The Mintec Benchmark Prices (MBP) of Turkish sultanas (type 9, FOB Turkey) were last assessed on 5th October at USD 1,550/MT, down USD 50 from the previous weekly assessment and down 6% month-on-month. Prices have been easing over the past month after the benchmark surged by almost USD 250 in the second half of August, to USD 1,650/MT on 31st August, on the back of an increase in TMO prices.

The TMO (Turkish Grain Board) has committed to buying type 9 sultanas at TRY 27/kg in 2022/23, an increase of more than 100% compared to 2021/22 (TRY 13/kg). In dollar terms, the 2022/23 TMO price is lower than last year (USD 1.49/kg versus USD 1.56/kg based on August 2022 and August 2021 exchange rates, respectively).

Amid the substantial hike in TMO prices and the lower-priced free market, plenty of sultanas have been going to the TMO this year. In mid-September, the agency announced that appointments on sultanas had reached 80,000 tonnes. At the end of September, Mintec heard that appointments had crossed the 100,000-tonne mark. Recently, the president of the Alasehir Chamber of Agriculture said that the TMO was planning on procuring as much as 140,000 tonnes of sultanas from this year’s harvest.

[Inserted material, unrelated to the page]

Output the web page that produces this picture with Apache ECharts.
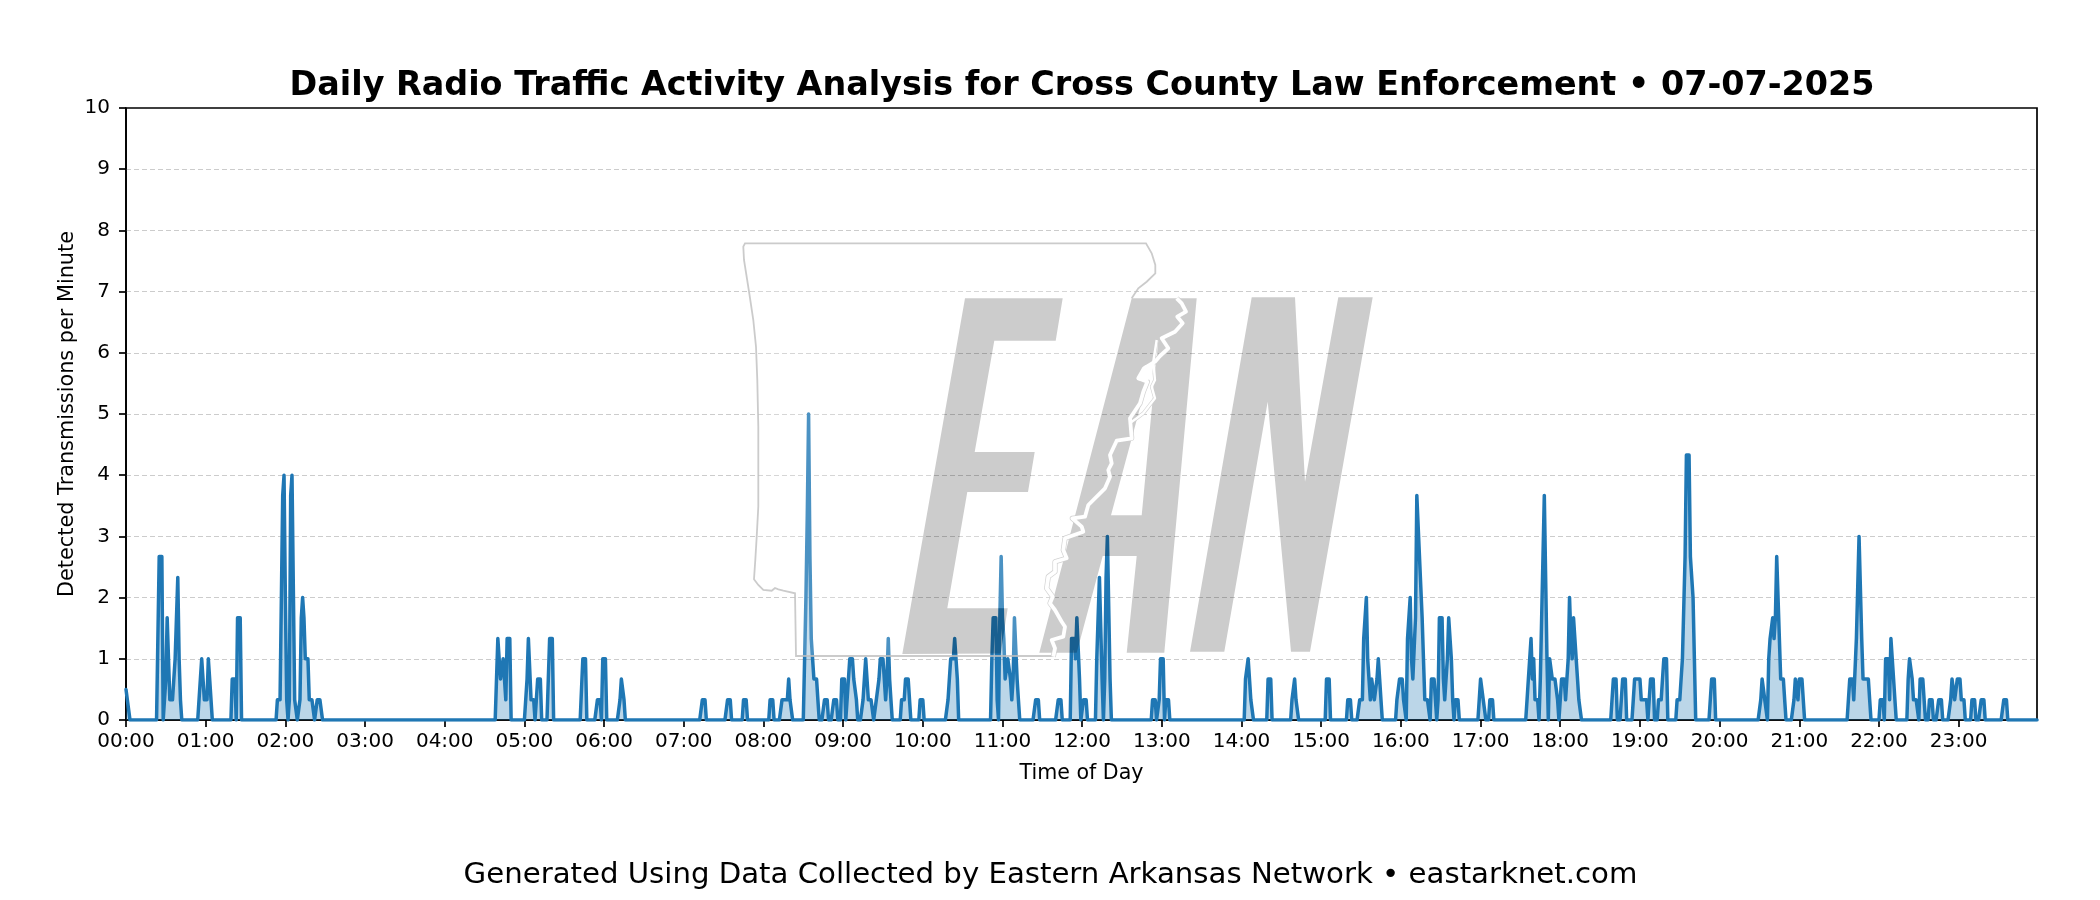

The Turkish sultana supply is plentiful. This follows an ample harvest this year and a hefty carry-in, estimated at around 70,000-75,000 tonnes, including 35,000 tonnes of the TMO carry-in inventory. Following the August rains in key western growing provinces, the availability of lighter-coloured fruit, mainly types 10 and 11, has been severely reduced. Opinions on the availability of type 9 sultanas vary – some market players foresee tightness in this category, whereas some say that type 9 sultanas should be readily available amid the abundant supply.

Type 8 and 7 (darker colours) sultanas will be plentiful, and prices for these grades are expected to decline. Trade sources have been commenting on large differences in prices and qualities of the 2022/23 harvest. One European trader said, “Prices differ quite a lot because grades can be easily interchanged. All the different sultana types are darker this year. What’s more important than the colour is that the product is clean”.

The demand developments continue to be driven by two key themes. Firstly, there are concerns over rising inflationary pressures and how this could impact consumer spending within the dried fruit category. Secondly, sultanas benefit from being the cheapest food ingredient in the nut and dried fruit category.

In the first five weeks of the new 2022/23 campaign, Turkey exported 32,500 tonnes of dried grapes, 6% less than during the same period a year ago.

“The recession will hit demand and prices. We are budgeting for a 10% decrease in our dried grape procurement”, a European trader said. Another trader added, “We have seen a drop in demand for dried fruit. People are looking for cheaper substitutes”.

Some market participants are more buoyed by the present market opportunities, mostly pointing to the fact that sultanas continue to be competitively priced. “We have not experienced a slowdown in demand for sultanas. We sell branded products to European discounters, and our sales in this category have been increasing”, a European trader said. This was echoed by another trader who also commented that demand from discount retailers has not waned.